I have a theory about rejection. No matter the reason, it's not fun when it happens. So I've found that when I've been rejected by someone, I'm also rejecting another sub. So if you're feeling rejected for any reason, ask yourself, who am I rejecting and why? Now if you're being contacted by a number of HNG's then by all means, let them have it with both barrelss.

John
6/8/2005 5:04:04 AM
The next few days are going to be REALLLY interesting. A wild little angel is poised to visit and if all goes well.... I believe the secret to success on this site is to Be real, Be honest, Be ready, and probably the most difficult thing, Be patient.
5/27/2005 5:43:54 PM

It's interesting to read how submissives really hate..

1). One line responses
2). No response
3). HNG cliches ( Do I REALLY have to repeat them?)

And yet a well thought out response with no vulgarity, orders or penis pics, is read but not responded to.

Ahhhh well, such is the beast that is online BDSM.

5/15/2005 4:15:09 PM
The thing about the lobby is that I do not want to get into an LDR again. Been there and done that. I don't want to relocate either right now. Of course being that Sarasota is getting VERY expensive, relocation might become an option again.
5/15/2005 4:11:20 PM

Well it's been an intersting few days on the site. I've been hanging out in the lounge, getting to know quite a few Doms and subs.
The lounge gets quite crowded and There are people from all over the world, literally.
I'm in Florida, and I prefer to have any subs come to me. I've traveled quite often during the last 8 years and for now, I need to bloom where I'm planted. I've developed some friendships and some roots that I want to keep and continue cultivating.

4/26/2005 9:15:30 PM
To Journal or not to journal....

Well, it's not something I do very often, once in a while, but not for long.

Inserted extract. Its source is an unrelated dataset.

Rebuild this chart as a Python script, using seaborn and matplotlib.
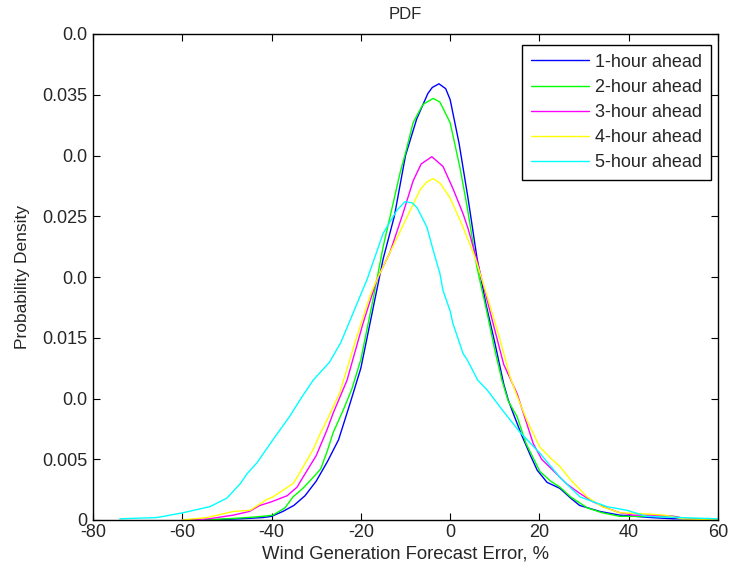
import numpy as np
import pandas as pd
import matplotlib
matplotlib.use("Agg")
import matplotlib.pyplot as plt
import seaborn as sns

# ---- data ----
series_names = ["1-hour ahead", "2-hour ahead", "3-hour ahead", "4-hour ahead", "5-hour ahead"]
series_colors = ["#0000ff", "#00ff00", "#ff00ff", "#ffff00", "#00ffff"]

x_1h = [-55, -47, -42, -40, -37.5, -35, -32.5, -30, -27.5, -25, -22.5, -20, -17.5, -15, -12.5, -10,
        -7.5, -5, -4, -2.5, -1, 0, 2, 4, 6, 8, 10, 12, 13, 14, 16, 18, 19.5, 21.7, 24.6, 27, 29, 33.6,
        38, 45, 50, 55, 60]
y_1h = [0, 0.0001, 0.0002, 0.0003, 0.0007, 0.0012, 0.002, 0.0032, 0.0048, 0.0066, 0.0095, 0.0125,
        0.017, 0.0215, 0.025, 0.030, 0.033, 0.0351, 0.0356, 0.0359, 0.0355, 0.0346, 0.031, 0.0265,
        0.0216, 0.0178, 0.0146, 0.0112, 0.0099, 0.0089, 0.007, 0.0053, 0.0041, 0.0031, 0.0026, 0.0018,
        0.0012, 0.0007, 0.0004, 0.0002, 0.0001, 0.0001, 0]

x_2h = [-55, -50, -45.5, -42, -39.7, -37, -35.2, -33, -30.7, -29, -27.5, -26.2, -24, -22, -20, -17.3,
        -15, -12.5, -11.2, -10, -8.3, -6.1, -3.8, -2.3, 0, 2.2, 3.8, 6, 8.3, 10, 11.6, 13, 15, 17,
        20.1, 22.5, 24.6, 27, 30.7, 34, 38, 45, 50, 53, 60]
y_2h = [0, 0.0001, 0.0002, 0.0003, 0.0004, 0.001, 0.0019, 0.0026, 0.0035, 0.0042, 0.0057, 0.0072,
        0.009, 0.0108, 0.0132, 0.0181, 0.0225, 0.0265, 0.0286, 0.0302, 0.0327, 0.0342, 0.0347, 0.0344,
        0.0327, 0.029, 0.0258, 0.0208, 0.017, 0.014, 0.0115, 0.0098, 0.0085, 0.0063, 0.004, 0.0032,
        0.0027, 0.0019, 0.001, 0.0006, 0.0003, 0.0003, 0.0003, 0.0001, 0]

x_3h = [-60, -54, -48.6, -45, -42.6, -40, -36.5, -34.3, -33, -30, -27.6, -26.2, -23.1, -19.5, -16.4,
        -13.5, -10.6, -8.3, -6.5, -4.1, -1.6, 0.6, 2.9, 4, 6.2, 9.6, 12, 15, 18.6, 20.5, 23, 26, 29,
        32, 35, 38, 41, 45, 50, 53, 60]
y_3h = [0, 0.0001, 0.0004, 0.0007, 0.0012, 0.0015, 0.002, 0.0027, 0.0035, 0.0053, 0.0074, 0.0088,
        0.0115, 0.0162, 0.0198, 0.022, 0.0252, 0.0279, 0.0293, 0.0299, 0.0291, 0.0273, 0.0252, 0.024,
        0.0211, 0.0162, 0.0128, 0.0104, 0.0063, 0.005, 0.0041, 0.003, 0.0022, 0.0015, 0.001, 0.0006,
        0.0004, 0.0004, 0.0003, 0.0001, 0]

x_4h = [-60, -54.5, -48.6, -44.8, -41, -39.7, -35.2, -34.3, -30.7, -29, -27.6, -24.7, -20.9, -17.9,
        -16.4, -13.5, -9.7, -6.7, -5.3, -3.8, -2.2, 0, 2.9, 5.6, 8.3, 11.2, 13.4, 15, 17.2, 20.1, 22.5,
        24.6, 27, 30.7, 34, 38, 44, 48, 52, 60]
y_4h = [0, 0.0002, 0.0007, 0.0008, 0.0017, 0.0019, 0.003, 0.0035, 0.0058, 0.0072, 0.0082, 0.0105,
        0.0151, 0.0185, 0.0198, 0.022, 0.0249, 0.0272, 0.0278, 0.0281, 0.0277, 0.0265, 0.0241, 0.0216,
        0.0184, 0.0148, 0.0118, 0.0102, 0.0082, 0.006, 0.0051, 0.0044, 0.0033, 0.0019, 0.0011, 0.0006,
        0.0005, 0.0004, 0.0001, 0]

x_5h = [-74, -65.7, -59.8, -53.8, -50, -47, -45.5, -43.3, -39.7, -36, -33.6, -30.7, -27, -24.5, -22,
        -20.2, -18.6, -15, -11.9, -10.1, -8.5, -7.4, -5.2, -3.8, -2.3, -1.6, 0, 0.6, 2.9, 3.8, 6.2,
        8.3, 11.8, 15.7, 20.1, 24.6, 29.1, 35.1, 39.6, 44, 51.5, 60]
y_5h = [0.0001, 0.0002, 0.0006, 0.0011, 0.0018, 0.003, 0.0038, 0.0047, 0.0066, 0.0085, 0.0099, 0.0115,
        0.013, 0.0146, 0.0168, 0.0184, 0.0198, 0.0236, 0.0255, 0.0262, 0.0261, 0.0257, 0.0241, 0.0222,
        0.0203, 0.0189, 0.0172, 0.0162, 0.0137, 0.0132, 0.0115, 0.0107, 0.009, 0.0072, 0.0055, 0.0035,
        0.0019, 0.0011, 0.0008, 0.0003, 0.0002, 0.0001]

x_ticks = [-80, -60, -40, -20, 0, 20, 40, 60]
y_ticks = [0, 0.005, 0.01, 0.015, 0.02, 0.025, 0.03, 0.035, 0.04]
y_tick_labels = ["0", "0.005", "0.0", "0.015", "0.0", "0.025", "0.0", "0.035", "0.0"]

# ---- build table ----
xs = [x_1h, x_2h, x_3h, x_4h, x_5h]
ys = [y_1h, y_2h, y_3h, y_4h, y_5h]
frames = []
for name, xv, yv in zip(series_names, xs, ys):
    frames.append(pd.DataFrame({"err": xv, "pdf": yv, "series": name}))
df = pd.concat(frames, ignore_index=True)

sns.set_style("white")
plt.rcParams["font.family"] = ["Liberation Sans", "DejaVu Sans"]
plt.rcParams["font.size"] = 13

fig = plt.figure(figsize=(7.3, 5.76), dpi=100)
ax = fig.add_axes([93 / 730, 56 / 576, 625 / 730, 486 / 576])

sns.lineplot(data=df, x="err", y="pdf", hue="series", hue_order=series_names,
             palette=dict(zip(series_names, series_colors)), estimator=None,
             linewidth=1.0, ax=ax, legend=False)

ax.set_xlim(-80, 60)
ax.set_ylim(0, 0.04)
ax.set_xticks(x_ticks)
ax.set_xticklabels([str(t) for t in x_ticks])
ax.set_yticks(y_ticks)
ax.set_yticklabels(y_tick_labels)
ax.tick_params(direction="in", top=True, right=True, bottom=True, left=True,
               length=5, width=0.8, color="black", pad=4)
ax.tick_params(axis="x", labelsize=13, pad=3)
ax.tick_params(axis="y", labelsize=13)
for s in ax.spines.values():
    s.set_visible(True)
    s.set_color("black")
    s.set_linewidth(1.0)

ax.set_xlabel("Wind Generation Forecast Error, %", fontsize=13.3, labelpad=3)
ax.set_ylabel("Probability Density", fontsize=12.5, labelpad=9)
ax.set_title("PDF", fontsize=12, pad=11)

handles = [plt.Line2D([], [], color=c, lw=1.0) for c in series_colors]
leg = ax.legend(handles, series_names, loc="upper right", bbox_to_anchor=(0.989, 0.978),
                frameon=True, fancybox=False, edgecolor="black", framealpha=1,
                fontsize=13, handlelength=3.2, handletextpad=0.35, labelspacing=0.45,
                borderpad=0.5, borderaxespad=0)
leg.get_frame().set_linewidth(1.0)

fig.savefig("out.png", dpi=100)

Might be interesting though to post progress, not reviews of course, just progress.

I've spent the past few months regrouping, hanging out with friends, with the occasional date, but nothing too serious. Mainly because I wasn't at my best. Now things are more comfortable with me and I'm prepared to continue my search.

I'm going to work at writing a bit each day for a while and see how it develops. Gonna be a helluva ride, I suspect.